Lies, betrayal, and deceit at long last put the final nail in the coffin of my law school dreams.

Well I wanted an answer, and after 18 months I finally got it in spades. When it happened, my anger once again reared its ugly head as I began to shake my fist at God for all the grief He’s allowed me to endure, but afterwards I began to resign myself to my fate. In a way I’m glad it’s over. While I may be destined to drift through life with no sense of purpose or meaning, I was at least relieved of the trauma 3-4 years of law school would almost certainly have brought me.

But after taking communion and reflecting on the events of the past week, I was directed to read Psalms 73 and Psalms 92, verses that talk about God taking vengeance on our enemies. So maybe this isn’t quite over just yet.

In any event, I wonder why I had to enter my thirties still without any clue as to what career might best suit me. I grew up falling in love with the notion of solving mysteries and clearing cases, and because of it I always thought law enforcement was where I belonged. For whatever reason I loved the idea of justice, of being the guy who could help put right where people did wrong. The shows I watched and the books I read all fed my passion of uncovering hidden truths, exposing lies, solving crimes, and of course, catching the bad guys.

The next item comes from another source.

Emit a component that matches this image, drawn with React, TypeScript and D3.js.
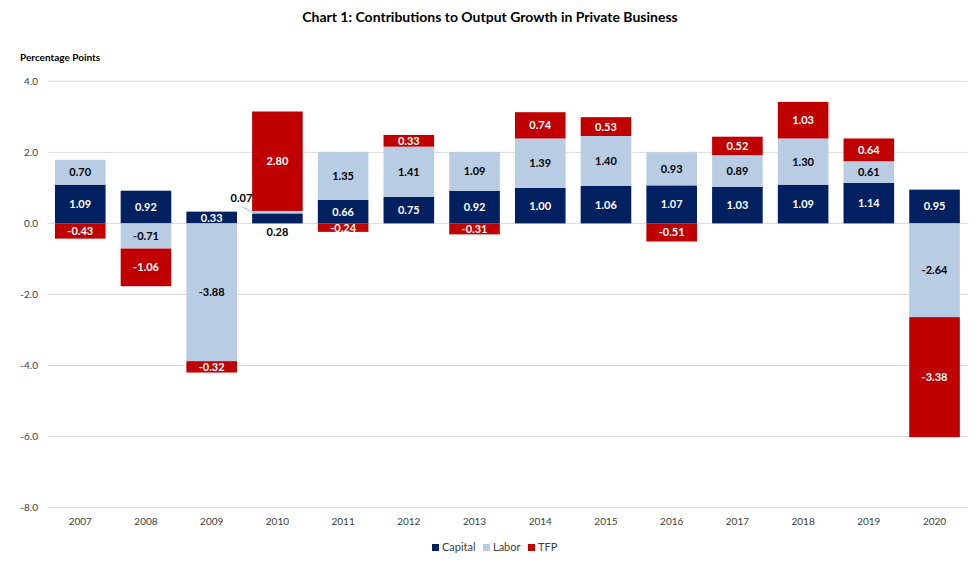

I started college with my heart set on what I thought was the right profession. I had dreams, aspirations, and eagerly looked forward to a promising future in the career of my choosing. I saw myself being well established in the profession by the time I turned 30, married to the love of my life, and perhaps even a father to several wonderful children.

Instead, graduation from college would see me become unemployed for almost 2 years, then evicted illegally onto the streets, and finally trapped in a dead end job as a no name clerk. At 30 years of age, I had accomplished nothing. I was a failure. I was nothing more than a vagabond with a job, a helpless prey to my enemies.

It was evident that only God could salvage the mess that I had made of my life. And it is what I hope for, in spite of all the fist shaking.